甲州街道は谷保天満宮の交差点あたりまで緩やかな上り勾配で、そこから府中方面に緩やかに下っています。青柳崖線と立川崖線が合わさっているので、ややイレギュラーな地形になっているようです。それでは正面の見える谷保地下歩道で甲州街道を渡ります。

甲州街道の下をくぐった湧水が集合住宅の間を流れて行きます。

湧水は住宅街の中を先程の天神橋に向かって流れて行きます。

天神橋で先程の流れに合流。


谷保天満宮:常磐の清水とハケの湧水

今度は谷保天満宮です。

お馴染み「常磐の清水」。谷保天満宮内にある湧水です。


厳島神社、弁天池にも水(湧水?)がたっぷり溜められています。

境内に埋められたパイプを流れて……

谷保天満宮の西を流れる水路となります。

こちらは谷保天満宮の本殿。右側の鬱蒼とした木々がハケ。始まったばかりの青柳崖線だと思います。

この段丘崖からも数カ所で湧水がいてます。立川崖線と青柳崖線が分岐する周辺なので、それぞれの段丘からの湧水が集中するエリアなのかもしれません。

境内の湧水も境内を横断して常磐の清水と同じ用水路に合流しています。

この水路は住宅街の中で先程の清水の茶屋跡からの水路と合流して天神橋に流れています。

境内のハケ沿いの水の一部はそのままハケ沿いを流れます。

梅園側から段丘崖の歩道を下りると境内から続く水路が見えました。

そしてここから雨水第二幹線緑道、下の川の流れとなります。

右側から府中用水谷保分水が合流しています。

先程の堰板が外されていた分水堰を下の川側から見ています。



下の川と雨水第二幹線緑道と

この先は下の川(市川)となり、水路沿いに雨水第二幹線緑道が府中市まで続いています。

段丘崖の緑地(立川崖線緑地保全地域)を流れる下の川と刈り入れが終わった生産緑地。

道路が横切っている訳でもないのに雨水第二幹線緑道にアップダウンが……

なんでしょうね?

水道管が通っていました。上水道か下水道か(マンホール見ればよかった)。


日野バイパスと交差します。

人間は螺旋の歩道橋で越える必要があります。徒歩の場合、6車線の日野パイパスを渡るのに国立インター入口の歩道橋まで行く必要があるので、日野バイパス下をくぐっている一般道に迂回した方が早いです。

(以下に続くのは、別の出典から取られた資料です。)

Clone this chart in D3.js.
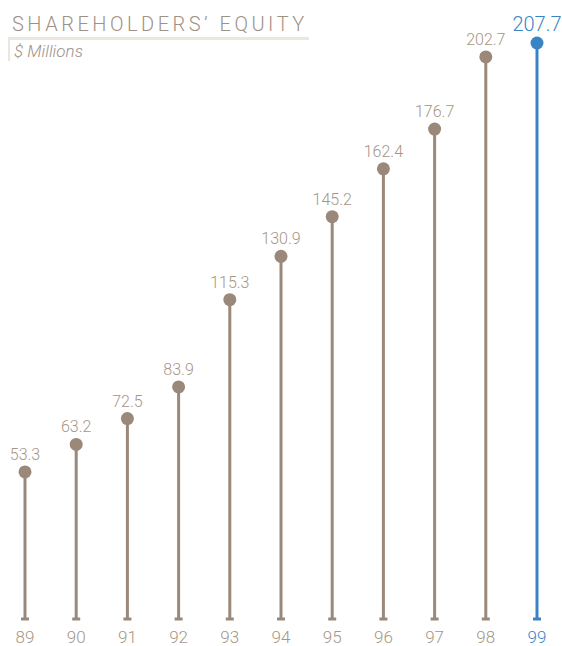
<!DOCTYPE html>
<meta charset="utf-8">
<html>
<script src="https://d3js.org/d3.v7.min.js"></script>
<style>
  body { margin: 0; background: #fff; }
  text { font-family: Roboto, "Open Sans", sans-serif; font-weight: 300; }
</style>
<body>
<div id="chart"></div>
<script>
// data
const years = ["89", "90", "91", "92", "93", "94", "95", "96", "97", "98", "99"];
const equity = [53.3, 63.2, 72.5, 83.9, 115.3, 130.9, 145.2, 162.4, 176.7, 202.7, 207.7];

const width = 562, height = 646;
const brown = "#9a897a", labelBrown = "#a69686", blue = "#3a84c6";

const svg = d3.select("#chart").append("svg")
    .attr("width", width)
    .attr("height", height);

const x = d3.scalePoint()
    .domain(years)
    .range([25, 537]);

const y = d3.scaleLinear()
    .domain([0, 207.7])
    .range([620, 43]);

// title
svg.append("text")
    .attr("x", 12).attr("y", 31)
    .attr("fill", "#9e9186")
    .attr("font-size", 20)
    .attr("letter-spacing", 3.5)
    .text("SHAREHOLDERS\u2019 EQUITY");
svg.append("rect")
    .attr("x", 8).attr("y", 37).attr("width", 301).attr("height", 3)
    .attr("fill", "#ebe6de");
svg.append("rect")
    .attr("x", 8).attr("y", 37).attr("width", 2).attr("height", 24)
    .attr("fill", "#ebe6de");
svg.append("text")
    .attr("x", 14).attr("y", 57)
    .attr("fill", "#9e9186")
    .attr("font-size", 17)
    .attr("font-style", "italic")
    .text("$ Millions");

const data = years.map((d, i) => ({year: d, value: equity[i], last: i === years.length - 1}));

const g = svg.selectAll(".stem").data(data).join("g").attr("class", "stem");

g.append("line")
    .attr("x1", d => x(d.year)).attr("x2", d => x(d.year))
    .attr("y1", d => y(d.value)).attr("y2", 620)
    .attr("stroke", d => d.last ? blue : brown)
    .attr("stroke-width", 3);

g.append("rect")
    .attr("x", d => x(d.year) - 4).attr("y", 617.5)
    .attr("width", 8).attr("height", 3)
    .attr("fill", d => d.last ? blue : brown);

g.append("circle")
    .attr("cx", d => x(d.year)).attr("cy", d => y(d.value))
    .attr("r", 6.5)
    .attr("fill", d => d.last ? blue : brown);

g.append("text")
    .attr("x", d => x(d.year))
    .attr("y", d => y(d.value) - 12)
    .attr("text-anchor", "middle")
    .attr("font-size", d => d.last ? 20 : 16)
    .attr("fill", d => d.last ? blue : labelBrown)
    .text(d => d.value.toFixed(1));

g.append("text")
    .attr("x", d => x(d.year))
    .attr("y", 643)
    .attr("text-anchor", "middle")
    .attr("font-size", 17)
    .attr("fill", d => d.last ? blue : labelBrown)
    .text(d => d.year);
</script>
</body>
</html>
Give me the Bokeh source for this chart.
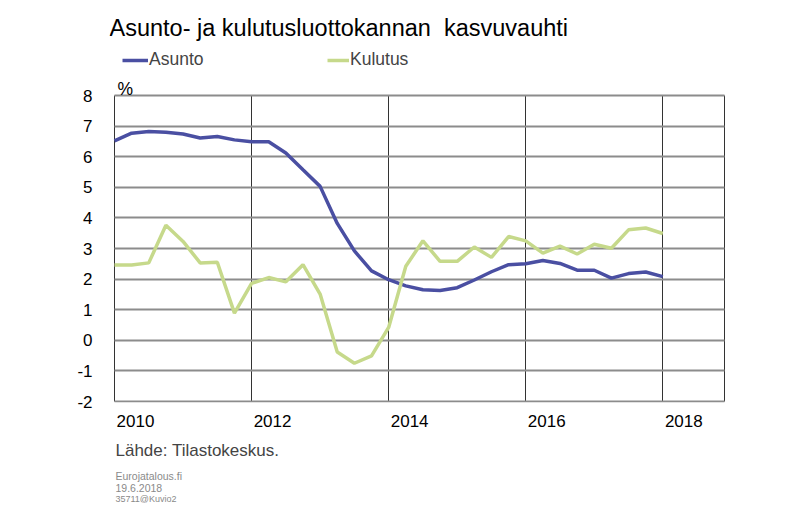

日野パイパスを越えると雨水第二幹線緑道は自転車も入るのが厳しい規模になり……

NEC府中事業所が見えてきました。

大山道と交差します。

大山道と下の川の交差には上坂橋の碑。下の川に架かる大山道の橋で南下すると府中用水に架かる「大山橋」がある。前々回の府中用水の記事に登場しましたね。

大山道を越えてしばらく進むと国立市から府中市に入ります。

雨水第二幹線緑道は市川緑道となり毎回登場する西府町湧水で少し水量を増やします。

日新町一丁目北交差点で府中用水の本流に合流したところで、この記事のゴールとします。前回、前々回の記事も見ていただくと分かりますが、府中用水の流れは基本的にこの下の川に一旦集約されるようです。
これまで府中市民でありながら府中用水と本宿用水の違いもよく分かっていませんでしたが、本宿用水の通水が止まっている時期ということもあり両者の関係が少し理解できました。


今回紹介した湧水ルート。今回は暗渠もないのでシンプルです。途中の涸れていた水路も分かるようにしました(全部でなく記事内に写真を載せた部分だけ)。これまで何度も訪れている城山公園や谷保天満宮ですが、南養寺や石塚古墳下、清水の茶屋跡からの湧水に気づくことができたのが新たな発見でした。

個人的には発見だったのですが、こちらのブログを読んだらしっかり紹介されていました。続き物として読んでいたと思うので、単に忘れていたのか、うっすらと記憶に残っていたのがヒントになったのか……。